Traditional symmetric tiling buffers impose strict dimensional matching between input matrix A and output matrix C along the M-dimension, constraining cache efficiency and arithmetic intensity optimization for GEMM. This work proposes Asymmetric Tiling Buffering (ATB), the first technique to decouple buffer dimensioning for input and output operands while preserving computational correctness—thereby enhancing data reuse and computational density. We develop an analytical model that jointly optimizes arithmetic intensity gains against kernel-switching overhead, and implement end-to-end optimized BFP16-BF16 GEMM on the AMD XDNA2 AI Engine. Experimental results demonstrate ATB’s practical efficacy: peak performance improves from 4.8 to 24.6 TFLOPS—a maximum 4.54× speedup—and establishes a new platform record for GEMM throughput.

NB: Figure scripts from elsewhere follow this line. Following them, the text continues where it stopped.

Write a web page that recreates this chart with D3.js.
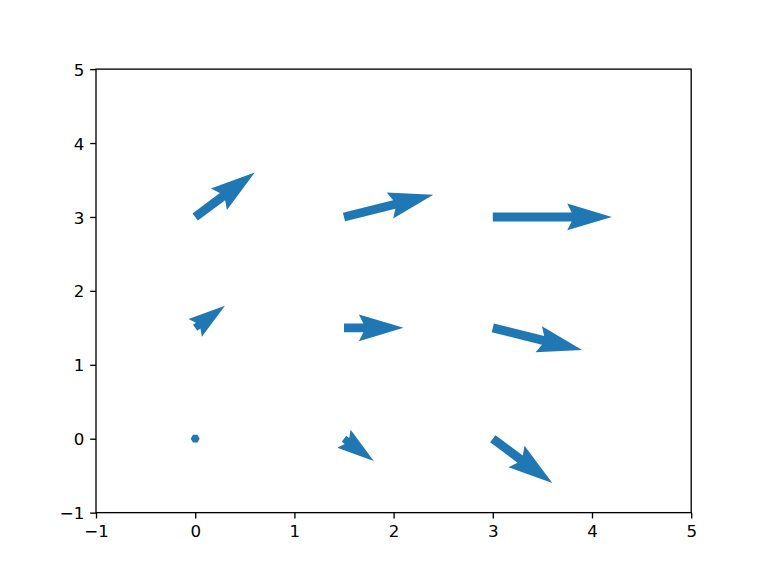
<!DOCTYPE html>
<html>
<head>
<meta charset="utf-8">
<script src="https://cdn.jsdelivr.net/npm/d3@7"></script>
<style>
  html, body { margin: 0; padding: 0; background: #fff; }
  svg { display: block; }
</style>
</head>
<body>
<svg id="chart" width="768" height="576"></svg>
<script>
// Quiver data: tail positions and vector components
const xs = [0, 1.5, 3, 0, 1.5, 3, 0, 1.5, 3];
const ys = [0, 0, 0, 1.5, 1.5, 1.5, 3, 3, 3];
const us = [0, 0.3, 0.6, 0.3, 0.6, 0.9, 0.6, 0.9, 1.2];
const vs = [0, -0.3, -0.6, 0.3, 0, -0.3, 0.6, 0.3, 0];
const xTicks = [-1, 0, 1, 2, 3, 4, 5];
const yTicks = [-1, 0, 1, 2, 3, 4, 5];

(function () {
const W = 768, H = 576;
const padL = 0.125 * W, padR = 0.9 * W, padT = H * (1 - 0.88), padB = H * (1 - 0.11);
const svg = d3.select("#chart");

const x = d3.scaleLinear().domain([-1, 5]).range([padL, padR]);
const y = d3.scaleLinear().domain([-1, 5]).range([padB, padT]);

const color = "#1f77b4";
const shaftW = 0.015 * (padR - padL);
const headwidth = 3, headlength = 5, headaxislength = 4.5, minshaft = 1, minlength = 1;

function arrowPoints(i) {
  const x0 = x(xs[i]), y0 = y(ys[i]);
  const dx = x(xs[i] + us[i]) - x0, dy = y(ys[i] + vs[i]) - y0;
  const L = Math.hypot(dx, dy) / shaftW;
  const ang = Math.atan2(dy, dx);
  let pts;
  const minsh = minshaft * headlength;
  const ii = [0, 1, 2, 3, 2, 1, 0, 0];
  const by = [0.5, 0.5, 0.5 * headwidth, 0];
  if (L < minlength) {
    pts = d3.range(8).map(k => [Math.cos(k * Math.PI / 3) * minlength * 0.5, Math.sin(k * Math.PI / 3) * minlength * 0.5]);
  } else if (L < minsh) {
    const s = L / minsh;
    const bx = [0, minsh - headaxislength, minsh - headlength, minsh];
    pts = ii.map((k, j) => [bx[k] * s, (j >= 3 && j < 7 ? -1 : 1) * by[k] * s]);
  } else {
    const bx = [0, L - headaxislength, L - headlength, L];
    pts = ii.map((k, j) => [bx[k], (j >= 3 && j < 7 ? -1 : 1) * by[k]]);
  }
  const c = Math.cos(ang), s = Math.sin(ang);
  return pts.map(([px, py]) => [x0 + (px * c - py * s) * shaftW, y0 + (px * s + py * c) * shaftW]);
}

svg.append("g")
  .selectAll("path")
  .data(d3.range(xs.length))
  .join("path")
  .attr("d", i => "M" + arrowPoints(i).map(p => p[0] + "," + p[1]).join("L") + "Z")
  .attr("fill", color)
  .attr("stroke", "none");

const fontSize = 16.67, tickLen = 5.83, pad = 5.83, lw = 1.33;
const fmt = d => d < 0 ? "\u2212" + Math.abs(d) : String(d);

const xAxis = svg.append("g").attr("transform", `translate(0,${padB})`)
  .call(d3.axisBottom(x).tickValues(xTicks).tickFormat(fmt).tickSize(tickLen).tickPadding(pad).tickSizeOuter(0));
const yAxis = svg.append("g").attr("transform", `translate(${padL},0)`)
  .call(d3.axisLeft(y).tickValues(yTicks).tickFormat(fmt).tickSize(tickLen).tickPadding(pad).tickSizeOuter(0));

[xAxis, yAxis].forEach(g => {
  g.select(".domain").remove();
  g.selectAll(".tick line").attr("stroke", "#000").attr("stroke-width", lw);
  g.selectAll(".tick text").attr("fill", "#000")
    .style("font-family", "'DejaVu Sans', sans-serif").style("font-size", fontSize + "px");
});
xAxis.selectAll(".tick text").attr("dy", null).attr("y", tickLen + pad + 12.6);
yAxis.selectAll(".tick text").attr("dy", null).attr("y", 6.1);

svg.append("rect")
  .attr("x", padL).attr("y", padT)
  .attr("width", padR - padL).attr("height", padB - padT)
  .attr("fill", "none").attr("stroke", "#000").attr("stroke-width", lw);
})();
</script>
</body>
</html>
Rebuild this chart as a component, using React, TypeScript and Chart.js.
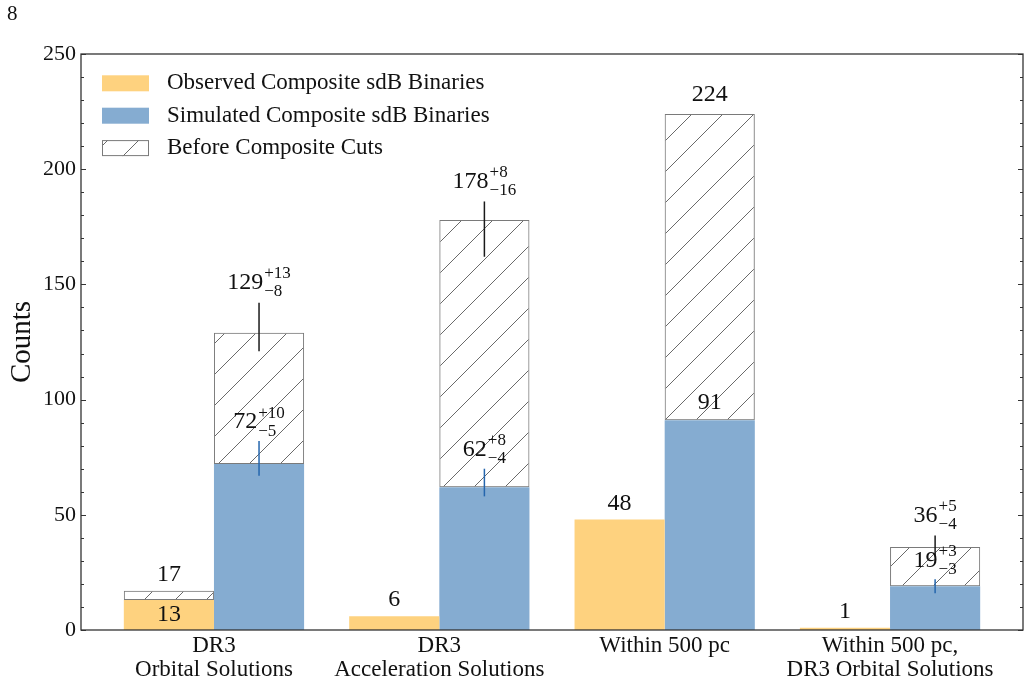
import React, { useEffect, useRef } from 'react';
import { Chart, registerables } from 'chart.js';

Chart.register(...registerables);

// ---------------- data ----------------
const categories: string[][] = [
  ['DR3', 'Orbital Solutions'],
  ['DR3', 'Acceleration Solutions'],
  ['Within 500 pc'],
  ['Within 500 pc,', 'DR3 Orbital Solutions'],
];
const observedAfterCuts: number[] = [13, 6, 48, 1];
const observedBeforeCuts: (number | null)[] = [17, null, null, null];
const simulatedAfterCuts: number[] = [72, 62, 91, 19];
const simulatedAfterErrUp: (number | null)[] = [10, 8, null, 3];
const simulatedAfterErrDown: (number | null)[] = [5, 4, null, 3];
const simulatedBeforeCuts: number[] = [129, 178, 224, 36];
const simulatedBeforeErrUp: (number | null)[] = [13, 8, null, 5];
const simulatedBeforeErrDown: (number | null)[] = [8, 16, null, 4];
const yTickValues: number[] = [0, 50, 100, 150, 200, 250];
const yMinorStep = 10;
const legendLabels: string[] = [
  'Observed Composite sdB Binaries',
  'Simulated Composite sdB Binaries',
  'Before Composite Cuts',
];

// ---------------- styles ----------------
const FONT = '"Liberation Serif", "Times New Roman", serif';
const YELLOW = 'rgb(254, 210, 127)';
const BLUE = 'rgb(133, 172, 209)';
const HATCH_EDGE = '#7a7a7a';
const ERR_BLACK = '#1a1a1a';
const ERR_BLUE = '#2566ad';
const AXIS = '#333333';

function makeHatch(): CanvasPattern | string {
  const s = 31;
  const c = document.createElement('canvas');
  c.width = s;
  c.height = s;
  const g = c.getContext('2d');
  if (!g) return 'rgba(0,0,0,0)';
  g.strokeStyle = '#6a6a6a';
  g.lineWidth = 1;
  g.beginPath();
  for (const k of [-s, 0, s]) {
    g.moveTo(k, s);
    g.lineTo(k + s, 0);
  }
  g.stroke();
  const p = g.createPattern(c, 'repeat');
  return p || 'rgba(0,0,0,0)';
}

function drawValueLabel(
  ctx: CanvasRenderingContext2D,
  cx: number,
  cy: number,
  main: string,
  up?: string | null,
  down?: string | null
) {
  ctx.save();
  ctx.fillStyle = '#111';
  ctx.textBaseline = 'middle';
  ctx.textAlign = 'left';
  ctx.font = `24px ${FONT}`;
  const wMain = ctx.measureText(main).width;
  let wScript = 0;
  if (up && down) {
    ctx.font = `17px ${FONT}`;
    wScript = Math.max(ctx.measureText(up).width, ctx.measureText(down).width) + 1;
  }
  const x0 = cx - (wMain + wScript) / 2;
  ctx.font = `24px ${FONT}`;
  ctx.fillText(main, x0, cy);
  if (up && down) {
    ctx.font = `17px ${FONT}`;
    ctx.fillText(up, x0 + wMain + 1, cy - 9);
    ctx.fillText(down, x0 + wMain + 1, cy + 9);
  }
  ctx.restore();
}

const annotatePlugin = {
  id: 'annotate',
  afterDatasetsDraw(chart: any) {
    const ctx: CanvasRenderingContext2D = chart.ctx;
    const y = chart.scales.y;
    const obsMeta = chart.getDatasetMeta(0);
    const simMeta = chart.getDatasetMeta(2);
    const drawErr = (x: number, v: number, up: number, down: number, color: string) => {
      ctx.save();
      ctx.strokeStyle = color;
      ctx.lineWidth = 1.5;
      ctx.beginPath();
      ctx.moveTo(x, y.getPixelForValue(v - down));
      ctx.lineTo(x, y.getPixelForValue(v + up));
      ctx.stroke();
      ctx.restore();
    };
    categories.forEach((_, i) => {
      const sx = simMeta.data[i].x;
      const ox = obsMeta.data[i].x;
      const bu = simulatedBeforeErrUp[i];
      const bd = simulatedBeforeErrDown[i];
      const au = simulatedAfterErrUp[i];
      const ad = simulatedAfterErrDown[i];
      if (bu != null && bd != null) drawErr(sx, simulatedBeforeCuts[i], bu, bd, ERR_BLACK);
      if (au != null && ad != null) drawErr(sx, simulatedAfterCuts[i], au, ad, ERR_BLUE);

      // simulated labels
      if (bu != null && bd != null) {
        drawValueLabel(ctx, sx, y.getPixelForValue(simulatedBeforeCuts[i] + bu) - 20,
          String(simulatedBeforeCuts[i]), `+${bu}`, `\u2212${bd}`);
      } else {
        drawValueLabel(ctx, sx, y.getPixelForValue(simulatedBeforeCuts[i]) - 19, String(simulatedBeforeCuts[i]));
      }
      if (au != null && ad != null) {
        drawValueLabel(ctx, sx, y.getPixelForValue(simulatedAfterCuts[i] + au) - 19,
          String(simulatedAfterCuts[i]), `+${au}`, `\u2212${ad}`);
      } else {
        drawValueLabel(ctx, sx, y.getPixelForValue(simulatedAfterCuts[i]) - 18, String(simulatedAfterCuts[i]));
      }

      // observed labels
      const ob = observedBeforeCuts[i];
      if (ob != null) {
        drawValueLabel(ctx, ox, y.getPixelForValue(ob) - 16, String(ob));
        const mid = (y.getPixelForValue(observedAfterCuts[i]) + y.getPixelForValue(0)) / 2;
        drawValueLabel(ctx, ox, mid, String(observedAfterCuts[i]));
      } else {
        drawValueLabel(ctx, ox, y.getPixelForValue(observedAfterCuts[i]) - 16, String(observedAfterCuts[i]));
      }
    });
  },
};

const framePlugin = {
  id: 'frame',
  afterDraw(chart: any) {
    const ctx: CanvasRenderingContext2D = chart.ctx;
    const { left, right, top, bottom } = chart.chartArea;
    const y = chart.scales.y;
    ctx.save();
    // minor + major inward ticks on left and right
    ctx.strokeStyle = AXIS;
    ctx.lineWidth = 1;
    for (let v = y.min; v <= y.max + 1e-9; v += yMinorStep) {
      const py = Math.round(y.getPixelForValue(v)) + 0.5;
      const major = yTickValues.includes(v);
      const len = major ? 5 : 3;
      ctx.beginPath();
      ctx.moveTo(left, py);
      ctx.lineTo(left + len, py);
      ctx.moveTo(right, py);
      ctx.lineTo(right - len, py);
      ctx.stroke();
    }
    // box
    ctx.lineWidth = 1.3;
    ctx.strokeStyle = AXIS;
    ctx.strokeRect(left, top, right - left, bottom - top);

    // legend
    const ds = chart.data.datasets;
    const fills = [ds[0].backgroundColor, ds[2].backgroundColor, ds[3].backgroundColor];
    const boxX = left + 21;
    const boxW = 47;
    const boxH = 16;
    legendLabels.forEach((label, k) => {
      const cy = top + 29.3 + k * 32.4;
      ctx.fillStyle = fills[k];
      ctx.fillRect(boxX, cy - boxH / 2, boxW, boxH);
      if (k === 2) {
        ctx.strokeStyle = HATCH_EDGE;
        ctx.lineWidth = 1;
        ctx.strokeRect(boxX + 0.5, cy - boxH / 2 + 0.5, boxW - 1, boxH - 1);
      }
      ctx.fillStyle = '#111';
      ctx.font = `23px ${FONT}`;
      ctx.textAlign = 'left';
      ctx.textBaseline = 'middle';
      ctx.fillText(label, boxX + boxW + 18, cy);
    });

    // stray page label
    ctx.fillStyle = '#111';
    ctx.font = `21px ${FONT}`;
    ctx.textAlign = 'left';
    ctx.textBaseline = 'alphabetic';
    ctx.fillText('8', 7, 20);
    ctx.restore();
  },
};

export default function App() {
  const ref = useRef<HTMLCanvasElement>(null);
  useEffect(() => {
    if (!ref.current) return;
    const hatch = makeHatch();
    const toXY = (arr: (number | null)[]) => arr.map((v, i) => ({ x: i, y: v }));
    const obsExtra = observedBeforeCuts.map((b, i) => (b == null ? null : b - observedAfterCuts[i]));
    const simExtra = simulatedBeforeCuts.map((b, i) => b - simulatedAfterCuts[i]);

    const chart = new Chart(ref.current, {
      type: 'bar',
      data: {
        datasets: [
          {
            label: legendLabels[0],
            data: toXY(observedAfterCuts) as any,
            stack: 'obs',
            backgroundColor: YELLOW,
            borderWidth: 0,
          },
          {
            label: legendLabels[2] + ' (observed)',
            data: toXY(obsExtra) as any,
            stack: 'obs',
            backgroundColor: hatch as any,
            borderColor: HATCH_EDGE,
            borderWidth: 1,
            borderSkipped: false,
          },
          {
            label: legendLabels[1],
            data: toXY(simulatedAfterCuts) as any,
            stack: 'sim',
            backgroundColor: BLUE,
            borderWidth: 0,
          },
          {
            label: legendLabels[2],
            data: toXY(simExtra) as any,
            stack: 'sim',
            backgroundColor: hatch as any,
            borderColor: HATCH_EDGE,
            borderWidth: 1,
            borderSkipped: false,
          },
        ],
      },
      options: {
        animation: false,
        responsive: false,
        devicePixelRatio: 1,
        layout: { padding: { top: 54, right: 8, left: 0, bottom: 0 } },
        datasets: { bar: { categoryPercentage: 0.8, barPercentage: 1.0 } } as any,
        plugins: {
          legend: { display: false },
          tooltip: { enabled: false },
          title: { display: false },
        },
        scales: {
          x: {
            type: 'linear',
            min: -0.59,
            max: 3.59,
            offset: false,
            stacked: true,
            grid: { display: false, drawTicks: false, offset: false },
            border: { display: false },
            afterBuildTicks: (scale: any) => {
              scale.ticks = categories.map((_, i) => ({ value: i }));
            },
            afterFit: (scale: any) => {
              scale.height = 53;
            },
            ticks: {
              autoSkip: false,
              maxRotation: 0,
              minRotation: 0,
              padding: 4,
              color: '#111',
              font: { family: FONT, size: 23, lineHeight: 1.05 },
              callback: (_v: any, index: number) => categories[index],
            },
          },
          y: {
            type: 'linear',
            min: 0,
            max: 250,
            stacked: true,
            grid: { display: false, drawTicks: false },
            border: { display: false },
            afterBuildTicks: (scale: any) => {
              scale.ticks = yTickValues.map((v) => ({ value: v }));
            },
            afterFit: (scale: any) => {
              scale.width = 81;
            },
            ticks: {
              padding: 5,
              color: '#111',
              font: { family: FONT, size: 22 },
            },
            title: {
              display: true,
              text: 'Counts',
              color: '#111',
              font: { family: FONT, size: 29 },
              padding: { top: 5, bottom: 0 },
            },
          },
        },
      },
      plugins: [annotatePlugin, framePlugin],
    } as any);
    return () => chart.destroy();
  }, []);

  return (
    <div style={{ position: 'absolute', left: 0, top: 0, width: 1031, height: 683 }}>
      <canvas ref={ref} width={1031} height={683} style={{ display: 'block' }} />
    </div>
  );
}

General matrix multiplication (GEMM) is the computational backbone of modern AI workloads, and its efficiency is critically dependent on effective tiling strategies. Conventional approaches employ symmetric tile buffering, where the buffered tile size of the input $A$ along the dimension $M$ matches the output tile size of $C$. In this paper, we introduce asymmetric tile buffering (ATB), a simple but powerful technique that decouples the buffered tile dimensions of the input and output operands. We show, for the first time, that ATB is both practical and highly beneficial. To explain this effect, we develop a performance model that incorporates both the benefits of ATB (higher arithmetic intensity) and its overheads (higher kernel switching costs), providing insight into how to select effective ATB tiling factors. As a case study, we apply ATB to AMD's latest XDNA2 AI Engine (AIE), achieving up to a 4.54x speedup, from 4.8 to 24.6 TFLOPS on mixed-precision BFP16--BF16 GEMM, establishing a new performance record for XDNA2 AIE.